The present invention relates to solid state scintillator bars and, more particularly, to coatings for solid state scintillator bars for improving the light output therefrom.
Although the present invention may have more general applications, for concreteness, the invention is described in the environment of an X-ray computer tomography (CT) device.
A CT device employs a fan beam of penetrating radiation passing through a body to be studied and falling on an array of scintillation detectors. Each scintillation detector includes a material capable of emitting light when impinged on by the penetrating radiation and a light detector effective to produce an electrical signal in relation to the light it receives. The electrical signals from the array of scintillation detectors are processed in a computer to construct an image of the portion of the body being studied.
The sensitivity of scintillation detectors is particularly important when the body under study is a part of a living human since increased detector sensitivity permits completion of a given study with reduced radiation exposure.
Early scintillation detectors employing a gas with photomultipliers have given way to solid state scintillators using solid state light detectors. Modern solid state scintillation detectors such as disclosed, for example, in U.S. Pat. Nos. 4,491,732 and 4,525,628, the disclosures of which are herein incorporated by reference as background material, employ a parallelepiped bar of a suitable single-crystal or poly-crystalline scintillating material optically coupled to a photo detector such as, for example, a photo-diode, PIN diode, or photoresistor. Several suitable materials for scintillation bars and light detectors are recited in the referenced patents, and the particular ones employed have no limiting effect on the present invention.
The scintillator bars in a detector array are spaced closely together with one face, called the front face, receiving the radiation. Light emitted within a scintillator bar is transmitted for detection from the face, called the rear face, opposite the front face. Emission of light may take place anywhere within the irradiated volume and may pass in any direction. There is a consequent high probability that emitted light travels toward a face other than the rear face.
A scintillator bar is generally transparent. One technique for encouraging the emitted light to reach the rear face shown, for example in U.S. Pat. Nos. 4,535,243; 3,857,036 and 4,110,621, includes placing specular reflectors on some faces of the scintillator bar. Thus, light impinging on any of the mirrored faces is reflected back into the bar. Eventually, some of the reflected light reaches the rear face and be detected. Several types of loss occur in this process making the light output less than is desired. First, light striking a specularly reflecting surface at close to normal incidence may require many reflections before it reaches the rear face. A good reflector such as, for example, silver, reflects only about 95 percent of the incident light and absorbs the rest. Thus, about five percent of the light is lost on each reflection. After many reflections from the surfaces of the bar, very little of the light is left. Furthermore, practical scintillator materials are not ideally transparent. As a consequence, light is absorbed in each transit through the bar between reflections from the surfaces.

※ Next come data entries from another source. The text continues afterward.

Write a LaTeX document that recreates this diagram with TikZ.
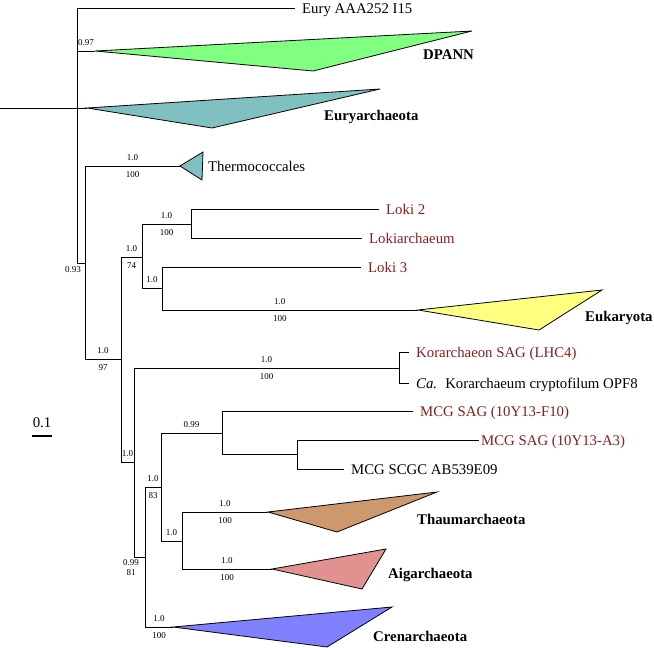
\documentclass[tikz,border=0pt]{standalone}
\usepackage{fontspec}
\setmainfont{Liberation Serif}
\definecolor{dpannc}{RGB}{128,255,128}
\definecolor{euryc}{RGB}{128,192,192}
\definecolor{eukc}{RGB}{255,255,128}
\definecolor{thaumc}{RGB}{205,152,110}
\definecolor{aigc}{RGB}{226,145,145}
\definecolor{crenc}{RGB}{128,128,255}
\definecolor{sagred}{RGB}{140,28,28}
\begin{document}
\begin{tikzpicture}[
  x=1pt, y=-1pt,
  e/.style={line width=0.8pt},
  tri/.style={draw, line width=0.8pt},
  leaf/.style={anchor=west, inner xsep=7pt, inner ysep=0pt, text height=11pt, text depth=0pt, font=\fontsize{14.8}{17}\selectfont},
  sag/.style={leaf, text=sagred},
  clade/.style={anchor=west, inner sep=0pt, text height=11pt, text depth=0pt, font=\fontsize{14.8}{17}\selectfont\bfseries},
  bs/.style={inner sep=1.5pt, font=\fontsize{9}{10}\selectfont}
]
\useasboundingbox (0,0) rectangle (654,648);

\coordinate (base) at (0,108);
\coordinate (root) at (77,108);
\coordinate (dpann) at (95,51);
\coordinate (euryA) at (87,108);
\coordinate (n093) at (85,263);
\coordinate (thermo) at (180,166);
\coordinate (n097) at (121,359);
\coordinate (n074) at (142,257);
\coordinate (nloki) at (191,224);
\coordinate (n10b) at (162,288);
\coordinate (euk) at (418,310);
\coordinate (n10a) at (134,462);
\coordinate (nkor) at (399,368);
\coordinate (n099) at (145,557);
\coordinate (n083) at (161,487);
\coordinate (cren) at (173,627);
\coordinate (nmcg) at (222,433);
\coordinate (na3) at (297,454);
\coordinate (n10c) at (182,541);
\coordinate (thaum) at (268,512);
\coordinate (aig) at (272,569);

\node[leaf] (aaa) at (295,8) {Eury AAA252 I15};
\node[leaf] (thermoL) at (201,166) {Thermococcales};
\node[sag] (loki2) at (379,209) {Loki 2};
\node[sag] (lokiarch) at (362,238) {Lokiarchaeum};
\node[sag] (loki3) at (361,267) {Loki 3};
\node[sag] (korsag) at (409,352) {Korarchaeon SAG (LHC4)};
\node[leaf] (korcry) at (409,383) {\textit{Ca.}\hspace{0.55em}Korarchaeum cryptofilum OPF8};
\node[sag] (mcgf10) at (413,411) {MCG SAG (10Y13-F10)};
\node[sag, inner xsep=2pt] (mcga3) at (479,440) {MCG SAG (10Y13-A3)};
\node[leaf] (mcgab) at (344,469) {MCG SCGC AB539E09};

\node[clade] (dpannL) at (423,54) {DPANN};
\node[clade] (euryL) at (324,115) {Euryarchaeota};
\node[clade] (eukL) at (585,316) {Eukaryota};
\node[clade] (thaumL) at (417,519) {Thaumarchaeota};
\node[clade] (aigL) at (388,573) {Aigarchaeota};
\node[clade] (crenL) at (373,636) {Crenarchaeota};

\draw[e] (base) -- (root);
\draw[e] (root) |- (aaa);
\draw[e] (root) |- (dpann) node[bs, pos=0.75, above=3pt] {0.97};
\draw[e] (root) |- (euryA);
\draw[e] (root) |- (n093);
\node[bs] at (73,270) {0.93};
\draw[e] (n093) |- (thermo) node[bs, pos=0.75, above=3pt] {1.0} node[bs, pos=0.75, below=4pt] {100};
\draw[e] (n093) |- (n097) node[bs, pos=0.75, above=3pt] {1.0} node[bs, pos=0.75, below=4pt] {97};
\draw[e] (n097) |- (n074) node[bs, pos=0.75, above=3pt] {1.0} node[bs, pos=0.75, below=4pt] {74};
\draw[e] (n097) |- (n10a) node[bs, pos=0.75, above=3pt] {1.0};
\draw[e] (n074) |- (nloki) node[bs, pos=0.75, above=3pt] {1.0} node[bs, pos=0.75, below=4pt] {100};
\draw[e] (n074) |- (n10b) node[bs, pos=0.75, above=3pt] {1.0};
\draw[e] (nloki) |- (loki2);
\draw[e] (nloki) |- (lokiarch);
\draw[e] (n10b) |- (loki3);
\draw[e] (n10b) |- (euk) node[bs, pos=0.73, above=3pt] {1.0} node[bs, pos=0.73, below=4pt] {100};
\draw[e] (n10a) |- (nkor) node[bs, pos=0.75, above=3pt] {1.0} node[bs, pos=0.75, below=4pt] {100};
\draw[e] (n10a) |- (n099);
\node[bs] at (131,563) {0.99};
\node[bs] at (131,573) {81};
\draw[e] (nkor) |- (korsag);
\draw[e] (nkor) |- (korcry);
\draw[e] (n099) |- (n083) node[bs, pos=0.75, above=3pt] {1.0} node[bs, pos=0.75, below=4pt] {83};
\draw[e] (n099) |- (cren) node[bs, pos=0.75, above=3pt] {1.0} node[bs, pos=0.75, below=4pt] {100};
\draw[e] (n083) |- (nmcg) node[bs, pos=0.75, above=3pt] {0.99};
\draw[e] (n083) |- (n10c) node[bs, pos=0.75, above=3pt] {1.0};
\draw[e] (nmcg) |- (mcgf10);
\draw[e] (nmcg) |- (na3);
\draw[e] (na3) |- (mcga3);
\draw[e] (na3) |- (mcgab);
\draw[e] (n10c) |- (thaum) node[bs, pos=0.75, above=3pt] {1.0} node[bs, pos=0.75, below=4pt] {100};
\draw[e] (n10c) |- (aig) node[bs, pos=0.75, above=3pt] {1.0} node[bs, pos=0.75, below=4pt] {100};

\filldraw[tri, fill=dpannc] (dpann) -- (472,31) -- (313,71) -- cycle;
\filldraw[tri, fill=euryc] (euryA) -- (380,89) -- (212,128) -- cycle;
\filldraw[tri, fill=euryc] (thermo) -- (203,152) -- (202,180) -- cycle;
\filldraw[tri, fill=eukc] (euk) -- (602,290) -- (539,330) -- cycle;
\filldraw[tri, fill=thaumc] (thaum) -- (437,492) -- (337,532) -- cycle;
\filldraw[tri, fill=aigc] (aig) -- (386,549) -- (362,589) -- cycle;
\filldraw[tri, fill=crenc] (cren) -- (392,607) -- (327,647) -- cycle;

\node[font=\fontsize{14.8}{17}\selectfont] (scale) at (42,423) {0.1};
\coordinate (sbl) at (32,436);
\coordinate (sbr) at (52,436);
\draw[line width=1.2pt] (sbl) -- (sbr);
\end{tikzpicture}
\end{document}
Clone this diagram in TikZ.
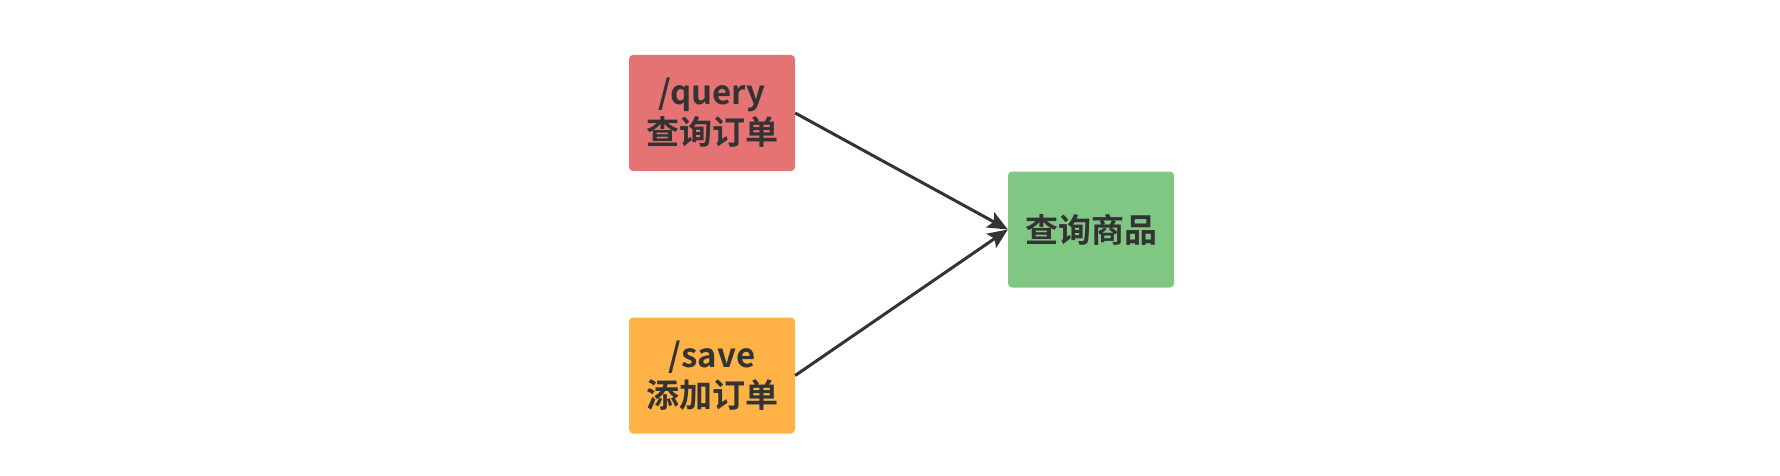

One technique for reducing the number of reflections within a scintillator bar replaces the specularly reflecting surface with a diffuse reflector such as, for example, a paint layer of titanium dioxide. As is well known, titanium dioxide acts as a scatterer of light rather than a reflector. Light impinging on it at normal incidence, for example, is emitted with a generally cosine distribution. Thus, a much greater proportion of the impinging energy is directed back into the bar at shallow angles effective for reaching the rear face with less interaction with the other faces.
Diffuse reflectors rely on the scattering of light by particles of high refractive index rather than on reflection. Thus a relatively thick coating is required to return most of the light to the scinitillator bar. In addition, modern scintillator arrays arrange their scintillator bars in tight proximity without separators therebetween. Optical crosstalk between the scintillator bars is suppressed by making the surface coating substantially opaque. This also requires a relatively thick paint coating on the order of about 0.0014 inch. The opacity may be improved with a coating of an opaque material such as a metal.
Thickness uniformity of the paint coating is critical to performance of the array. To obtain it, the paint coating is hand finished using an abrasive, before applying the opaque coating. Such hand finishing is time consuming and risks damaging the product, thereby increasing the scrap rate.